RPSM09102060 - Technical Pages: Member benefits: An unsecured pension: Overview: Additional fund designation
This guidance only covers members who became entitled to an unsecured pension before 6 April 2011. If the member became entitled to their pension on or after 6 April 2011 then see the guidance at RPSM09103500.
Partial vesting: uncrystallised funds and additional fund designation
| [Para 8(3) and 10(8), Sch 28] |
The funds held in an arrangement that the member has chosen not to draw as benefits are referred to in the legislation as ‘relevant uncrystallised funds’.
There is only one unsecured pension fund within an arrangement. Where the member chooses to generate further unsecured pension from some or all of these uncrystallised funds, the newly designated funds are simply absorbed into the existing unsecured pension fund in that arrangement.

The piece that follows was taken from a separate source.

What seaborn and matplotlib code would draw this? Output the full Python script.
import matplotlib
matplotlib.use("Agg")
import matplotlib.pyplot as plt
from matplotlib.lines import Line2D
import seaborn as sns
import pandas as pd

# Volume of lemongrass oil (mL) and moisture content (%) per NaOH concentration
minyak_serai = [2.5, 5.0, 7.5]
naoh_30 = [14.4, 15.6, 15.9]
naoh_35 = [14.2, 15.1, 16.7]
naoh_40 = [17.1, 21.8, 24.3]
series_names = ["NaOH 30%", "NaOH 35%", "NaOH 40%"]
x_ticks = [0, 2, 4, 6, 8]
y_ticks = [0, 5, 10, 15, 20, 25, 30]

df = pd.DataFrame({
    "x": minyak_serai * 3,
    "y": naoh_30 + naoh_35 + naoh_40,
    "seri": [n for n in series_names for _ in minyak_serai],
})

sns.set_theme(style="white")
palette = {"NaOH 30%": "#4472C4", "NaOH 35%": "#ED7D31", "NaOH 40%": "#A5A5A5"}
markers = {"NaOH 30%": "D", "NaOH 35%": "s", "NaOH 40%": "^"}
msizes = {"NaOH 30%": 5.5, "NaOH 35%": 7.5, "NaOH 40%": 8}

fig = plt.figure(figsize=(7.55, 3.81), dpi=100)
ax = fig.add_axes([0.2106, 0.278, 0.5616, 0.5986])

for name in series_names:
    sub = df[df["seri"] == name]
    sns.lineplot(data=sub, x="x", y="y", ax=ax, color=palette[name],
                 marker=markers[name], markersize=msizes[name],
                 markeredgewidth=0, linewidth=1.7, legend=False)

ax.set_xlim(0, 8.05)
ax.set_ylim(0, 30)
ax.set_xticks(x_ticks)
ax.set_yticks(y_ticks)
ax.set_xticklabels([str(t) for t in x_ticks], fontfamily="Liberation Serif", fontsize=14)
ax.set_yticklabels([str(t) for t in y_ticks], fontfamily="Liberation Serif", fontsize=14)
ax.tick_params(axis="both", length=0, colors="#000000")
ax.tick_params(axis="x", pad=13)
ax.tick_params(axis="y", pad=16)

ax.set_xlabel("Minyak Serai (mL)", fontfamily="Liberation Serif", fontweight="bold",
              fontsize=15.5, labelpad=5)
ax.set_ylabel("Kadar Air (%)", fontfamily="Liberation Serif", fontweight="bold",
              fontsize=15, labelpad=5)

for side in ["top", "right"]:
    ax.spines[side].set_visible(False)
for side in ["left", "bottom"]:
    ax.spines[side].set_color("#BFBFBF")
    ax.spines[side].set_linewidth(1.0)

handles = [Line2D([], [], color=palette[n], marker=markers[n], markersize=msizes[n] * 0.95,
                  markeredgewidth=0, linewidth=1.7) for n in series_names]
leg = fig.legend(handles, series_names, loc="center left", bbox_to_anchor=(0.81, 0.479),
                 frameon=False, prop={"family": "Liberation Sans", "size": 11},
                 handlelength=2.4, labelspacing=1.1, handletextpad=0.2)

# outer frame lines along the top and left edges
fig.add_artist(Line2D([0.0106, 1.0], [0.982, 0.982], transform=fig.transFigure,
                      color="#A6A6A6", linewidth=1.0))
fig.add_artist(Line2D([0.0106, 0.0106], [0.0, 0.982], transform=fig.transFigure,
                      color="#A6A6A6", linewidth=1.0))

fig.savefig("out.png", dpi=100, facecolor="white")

The limit placed on unsecured pension levels is measured against the level of funds held in that unsecured pension fund at an initial calculation point, and later at set review points or triggers. Where the member designates more uncrystallised funds to be used to generate unsecured pension the additional fund designation triggers a recalculation of the unsecured pension limit. The amount of unsecured pension that can be paid will increase to reflect the increase in the size of the unsecured pension fund.
If the member holds more than one arrangement under the scheme each arrangement will have their own ring-fenced and distinct level of uncrystallised funds and/or unsecured pension fund.

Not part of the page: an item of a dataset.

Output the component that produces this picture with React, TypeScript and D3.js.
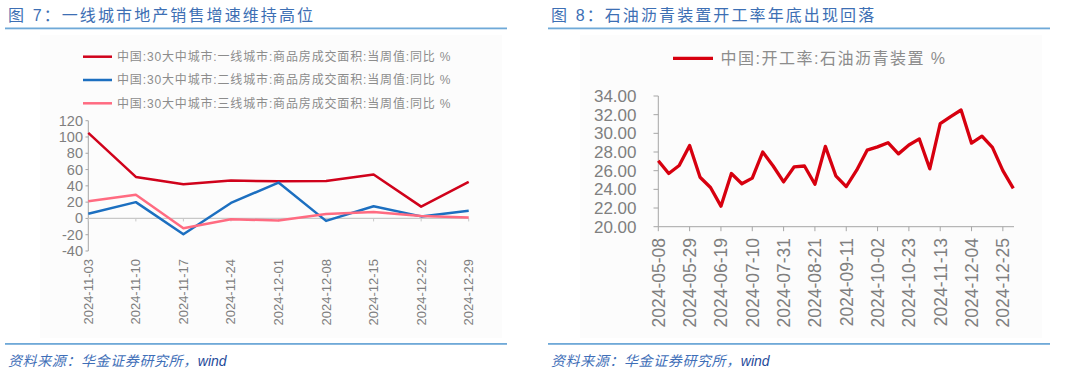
import React from 'react';
import * as d3 from 'd3';

// ---------- Left chart data ----------
const leftDates = ['2024-11-03', '2024-11-10', '2024-11-17', '2024-11-24', '2024-12-01', '2024-12-08', '2024-12-15', '2024-12-22', '2024-12-29'];
const tier1 = [105, 51, 42, 46.5, 45.5, 46, 54, 14.5, 45];
const tier2 = [5.7, 20, -19.5, 19, 44, -3, 15, 2.5, 9.5];
const tier3 = [21, 29, -12, -1, -2.5, 5.5, 8, 3, 1.2];
const leftTicks = [120, 100, 80, 60, 40, 20, 0, -20, -40];
const leftLegend = [
  '中国:30大中城市:一线城市:商品房成交面积:当周值:同比 %',
  '中国:30大中城市:二线城市:商品房成交面积:当周值:同比 %',
  '中国:30大中城市:三线城市:商品房成交面积:当周值:同比 %',
];

// ---------- Right chart data ----------
const rightDates = [
  '2024-05-08', '2024-05-15', '2024-05-22', '2024-05-29', '2024-06-05', '2024-06-12', '2024-06-19',
  '2024-06-26', '2024-07-03', '2024-07-10', '2024-07-17', '2024-07-24', '2024-07-31', '2024-08-07',
  '2024-08-14', '2024-08-21', '2024-08-28', '2024-09-04', '2024-09-11', '2024-09-18', '2024-09-25',
  '2024-10-02', '2024-10-09', '2024-10-16', '2024-10-23', '2024-10-30', '2024-11-06', '2024-11-13',
  '2024-11-20', '2024-11-27', '2024-12-04', '2024-12-11', '2024-12-18', '2024-12-25', '2025-01-01',
];
const asphaltRate = [
  27.07, 25.7, 26.55, 28.7, 25.3, 24.2, 22.2, 25.7, 24.6, 25.2, 28.0, 26.5, 24.8, 26.4, 26.5,
  24.55, 28.6, 25.45, 24.3, 26.05, 28.2, 28.55, 29.0, 27.8, 28.75, 29.4, 26.2, 31.05, 31.8, 32.5,
  28.95, 29.7, 28.5, 26.0, 24.1,
];
const rightTickLabels = ['2024-05-08', '2024-05-29', '2024-06-19', '2024-07-10', '2024-07-31', '2024-08-21', '2024-09-11', '2024-10-02', '2024-10-23', '2024-11-13', '2024-12-04', '2024-12-25'];
const rightTicks = [34, 32, 30, 28, 26, 24, 22, 20];
const rightLegend = '中国:开工率:石油沥青装置 %';

const titleLeft = '图 7：一线城市地产销售增速维持高位';
const titleRight = '图 8：石油沥青装置开工率年底出现回落';
const source = '资料来源：华金证券研究所，';

const CJK = '"Liberation Sans", "Noto Sans CJK SC", Arial, sans-serif';
const NUM = '"Liberation Sans", Arial, sans-serif';
const TITLE_BLUE = '#3d6fb4';
const RULE_BLUE = '#6fa9d8';
const AXIS = '#a6a6a6';
const LABEL = '#7f7f7f';

function Header({ x0, x1, title }: { x0: number; x1: number; title: string }) {
  return (
    <g>
      <text x={x0 + 3} y={21} fontFamily={CJK} fontSize={16} letterSpacing={2.1} fill={TITLE_BLUE}>{title}</text>
      <rect x={x0} y={27.5} width={x1 - x0} height={1.8} fill={RULE_BLUE} />
      <rect x={x0} y={343} width={x1 - x0} height={1.8} fill={RULE_BLUE} />
      <text x={x0 + 3} y={366} fontFamily={CJK} fontSize={14} fontStyle="italic" letterSpacing={0.6} fill="#3f6fb8">
        {source}
        <tspan fill="#1f4a9a" fontFamily={NUM} letterSpacing={0}>wind</tspan>
      </text>
    </g>
  );
}

function LeftChart() {
  const x = d3.scalePoint<string>().domain(leftDates).range([88.3, 468.7]).padding(0);
  const y = d3.scaleLinear().domain([-40, 120]).range([251, 120.7]);
  const line = d3.line<number>().x((_, i) => x(leftDates[i]) as number).y((d) => y(d));
  const series = [
    { data: tier1, color: '#d0021b' },
    { data: tier2, color: '#1c6fc0' },
    { data: tier3, color: '#ff6b81' },
  ];
  return (
    <g>
      <rect x={40} y={35} width={462} height={303} fill="#fcfcfc" />
      {/* legend */}
      {leftLegend.map((t, i) => (
        <g key={i}>
          <line x1={83} x2={112} y1={56.7 + i * 23.3} y2={56.7 + i * 23.3} stroke={series[i].color} strokeWidth={2.5} />
          <text x={117} y={56.7 + i * 23.3 + 4.3} fontFamily={CJK} fontSize={12} letterSpacing={0.85} fill="#8c8c8c">{t}</text>
        </g>
      ))}
      {/* y axis */}
      <line x1={88.3} x2={88.3} y1={y(120)} y2={y(-40)} stroke={AXIS} strokeWidth={1} />
      {leftTicks.map((t) => (
        <g key={t}>
          <line x1={85.5} x2={88.3} y1={y(t)} y2={y(t)} stroke={AXIS} />
          <text x={83} y={y(t) + 5} textAnchor="end" fontFamily={NUM} fontSize={14.5} fill={LABEL}>{t}</text>
        </g>
      ))}
      {/* zero axis */}
      <line x1={88.3} x2={468.7} y1={y(0)} y2={y(0)} stroke="#c8c8c8" strokeWidth={1.2} />
      {leftDates.map((d) => (
        <g key={d}>
          <line x1={x(d)} x2={x(d)} y1={y(0)} y2={y(0) + 3} stroke="#c8c8c8" />
          <text
            transform={`translate(${(x(d) as number) + 4.5},${259}) rotate(-90)`}
            textAnchor="end"
            fontFamily={NUM}
            fontSize={13}
            fill={LABEL}
          >
            {d}
          </text>
        </g>
      ))}
      {series.map((s, i) => (
        <path key={i} d={line(s.data) as string} fill="none" stroke={s.color} strokeWidth={2.5} strokeLinejoin="round" />
      ))}
    </g>
  );
}

function RightChart() {
  const x = d3.scalePoint<string>().domain(rightDates).range([658.3, 1013.3]).padding(0);
  const y = d3.scaleLinear().domain([20, 34]).range([226.7, 96]);
  const line = d3.line<number>().x((_, i) => x(rightDates[i]) as number).y((d) => y(d));
  return (
    <g>
      <rect x={580} y={35} width={462} height={303} fill="#fcfcfc" />
      <line x1={673} x2={713} y1={58.3} y2={58.3} stroke="#d7000f" strokeWidth={3.2} />
      <text x={720.5} y={64} fontFamily={CJK} fontSize={16} letterSpacing={1.5} fill="#8c8c8c">{rightLegend}</text>
      <line x1={658.3} x2={658.3} y1={y(34)} y2={y(20)} stroke={AXIS} />
      {rightTicks.map((t) => (
        <g key={t}>
          <line x1={653.5} x2={658.3} y1={y(t)} y2={y(t)} stroke={AXIS} />
          <text x={636.5} y={y(t) + 6} textAnchor="end" fontFamily={NUM} fontSize={17} fill={LABEL}>{t.toFixed(2)}</text>
        </g>
      ))}
      <line x1={658.3} x2={1014} y1={y(20)} y2={y(20)} stroke={AXIS} />
      {rightTickLabels.map((d) => (
        <g key={d}>
          <line x1={x(d)} x2={x(d)} y1={y(20)} y2={y(20) + 4.5} stroke={AXIS} />
          <text
            transform={`translate(${(x(d) as number) + 6.3},${238}) rotate(-90)`}
            textAnchor="end"
            fontFamily={NUM}
            fontSize={17.5}
            fill={LABEL}
          >
            {d}
          </text>
        </g>
      ))}
      <path d={line(asphaltRate) as string} fill="none" stroke="#d7000f" strokeWidth={3.3} strokeLinejoin="round" />
    </g>
  );
}

export default function App() {
  return (
    <svg width={1080} height={377} style={{ position: 'absolute', left: 0, top: 0, background: '#fff' }}>
      <rect width={1080} height={377} fill="#fff" />
      <Header x0={5} x1={507} title={titleLeft} />
      <Header x0={548} x1={1050} title={titleRight} />
      <LeftChart />
      <RightChart />
    </svg>
  );
}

For the avoidance of doubt, the transfer of unsecured pension fund to another registered pension scheme will never represent an additional fund designation. Such a transfer must go to a fresh arrangement (where no existing uncrystallised funds or unsecured pension funds are already held) - see RPSM09102150.
Example
Lisa has £20,000 held in a money purchase arrangement. She decides to draw benefits from only £10,000 of the funds held in her arrangement as income withdrawal. Lisa elects to draw the maximum pension commencement lump sum (£2,500) and use £7,500 to generate an unsecured pension.
That £7,500 represents the unsecured pension fund, and the remaining untouched £10,000 represents uncrystallised funds.
At a later date Lisa can decide to boost her income by using the remaining funds held within the arrangement. She would designate the uncrystallised funds be made available to provide unsecured pension and so be absorbed into the unsecured pension fund. Lisa could also take an additional pension commencement lump sum. This ‘additional fund designation’ will trigger a review of the unsecured pension limit, to reflect the boost to the unsecured pension fund.